Explain Byte-Pair Encoding (BPE).
BPE starts with individual characters/bytes as the base vocabulary and iteratively merges the most frequent adjacent pair into a new token, repeating until a target vocabulary size is reached. Common words end up as single tokens while rare words get split into meaningful subword pieces, giving a good balance of vocabulary size and sequence length.
BPE vs WordPiece vs SentencePiece/Unigram - what's the difference?
- BPE: greedy frequency-based merges (GPT family).
- WordPiece: similar to BPE but merges pairs that maximize training-data likelihood, not just frequency (BERT).
- Unigram/SentencePiece: starts with a large vocabulary and prunes tokens that least hurt the likelihood of the corpus; SentencePiece treats text as a raw stream (including spaces) so it's language-agnostic and doesn't need pre-tokenized words (used in LLaMA, T5).
Why do LLMs struggle with things like counting letters or arithmetic on large numbers?
Tokenizers often split numbers and words inconsistently - "hello" might be one token but a specific number could be split arbitrarily across digit groups, and the model never sees individual characters directly, only token IDs.
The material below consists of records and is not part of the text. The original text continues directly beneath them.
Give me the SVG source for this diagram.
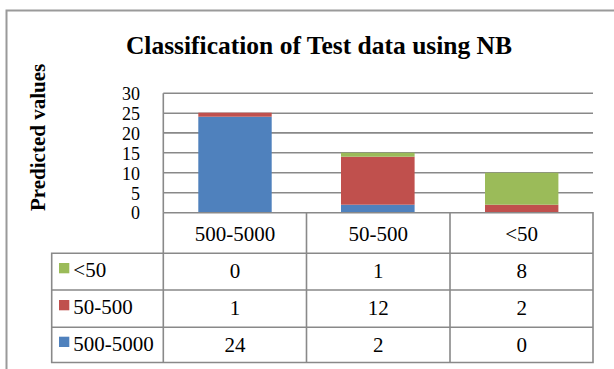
<svg xmlns="http://www.w3.org/2000/svg" width="614" height="369" viewBox="0 0 614 369">
<style>
.g{stroke:#898989;stroke-width:1.6;fill:none}
.b{fill:#4F81BD}.r{fill:#C0504D}.gr{fill:#9BBB59}
</style>
<rect width="614" height="369" fill="#fff"/>
<path d="M6.5 369V10.5H614" fill="none" stroke="#9a9a9a" stroke-width="2"/>
<text x="319" y="54" font-family="'Liberation Serif'" font-weight="bold" font-size="25.5" text-anchor="middle">Classification of Test data using NB</text>
<text transform="translate(45,211) rotate(-90)" font-family="'Liberation Serif'" font-weight="bold" font-size="21">Predicted values</text>
<g id="axis" font-family="'Liberation Serif'" font-size="18" text-anchor="end">
<text x="140" y="100">30</text>
<text x="140" y="120">25</text>
<text x="140" y="139.5">20</text>
<text x="140" y="159.5">15</text>
<text x="140" y="179.5">10</text>
<text x="140" y="199.5">5</text>
<text x="140" y="219">0</text>
</g>
<g id="grid" class="g">
<path d="M163.3 93.3H593M163.3 113.3H593M163.3 132.9H593M163.3 152.7H593M163.3 172.7H593M163.3 192.7H593M163.3 93.3V212.7"/>
</g>
<g id="bars">
<rect class="b" x="198.3" y="116.7" width="73.4" height="96"/>
<rect class="r" x="198.3" y="112.7" width="73.4" height="4"/>
<rect class="b" x="341" y="204.7" width="73.6" height="8"/>
<rect class="r" x="341" y="156.7" width="73.6" height="48"/>
<rect class="gr" x="341" y="152.7" width="73.6" height="4"/>
<rect class="r" x="485" y="204.7" width="73.4" height="8"/>
<rect class="gr" x="485" y="172.7" width="73.4" height="32"/>
</g>
<g id="table" class="g">
<path d="M163.3 212.7H593V362.5H51.7V253.3H593M51.7 290H593M51.7 327.3H593M163.3 212.7V362.5M306.5 212.7V362.5M450 212.7V362.5"/>
</g>
<g id="cats" font-family="'Liberation Serif'" font-size="21" text-anchor="middle">
<text x="234.9" y="240.7">500-5000</text>
<text x="378.3" y="240.7">50-500</text>
<text x="521.7" y="240.7">&lt;50</text>
</g>
<g id="legend" font-family="'Liberation Serif'" font-size="21">
<rect class="gr" x="59" y="263" width="10.3" height="10.3"/>
<text x="73.3" y="277.3">&lt;50</text>
<rect class="r" x="59" y="300" width="10.3" height="10.3"/>
<text x="73.3" y="314.3">50-500</text>
<rect class="b" x="59" y="336.7" width="10.3" height="10.3"/>
<text x="73.3" y="350.5">500-5000</text>
</g>
<g id="values" font-family="'Liberation Serif'" font-size="21" text-anchor="middle">
<text x="234.9" y="278.3">0</text>
<text x="378.3" y="278.3">1</text>
<text x="521.7" y="278.3">8</text>
<text x="234.9" y="315">1</text>
<text x="378.3" y="315">12</text>
<text x="521.7" y="315">2</text>
<text x="234.9" y="351.7">24</text>
<text x="378.3" y="351.7">2</text>
<text x="521.7" y="351.7">0</text>
</g>
</svg>
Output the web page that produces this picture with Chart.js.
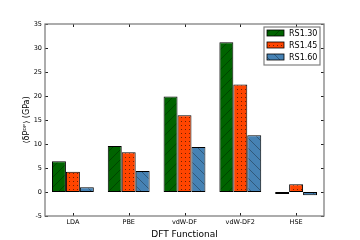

This makes character-level tasks (spelling, letter-counting) and precise multi-digit arithmetic fundamentally harder for a token-based model, independent of reasoning ability.
What is vocabulary size trade-off in tokenizer design?
A larger vocabulary means shorter sequences for the same text (cheaper compute, more context fits) but a bigger embedding/output matrix and more parameters spent on rare tokens. A smaller vocabulary means longer sequences (more compute per input) but a leaner model. Production LLMs typically land in the 32k–200k range depending on multilingual needs.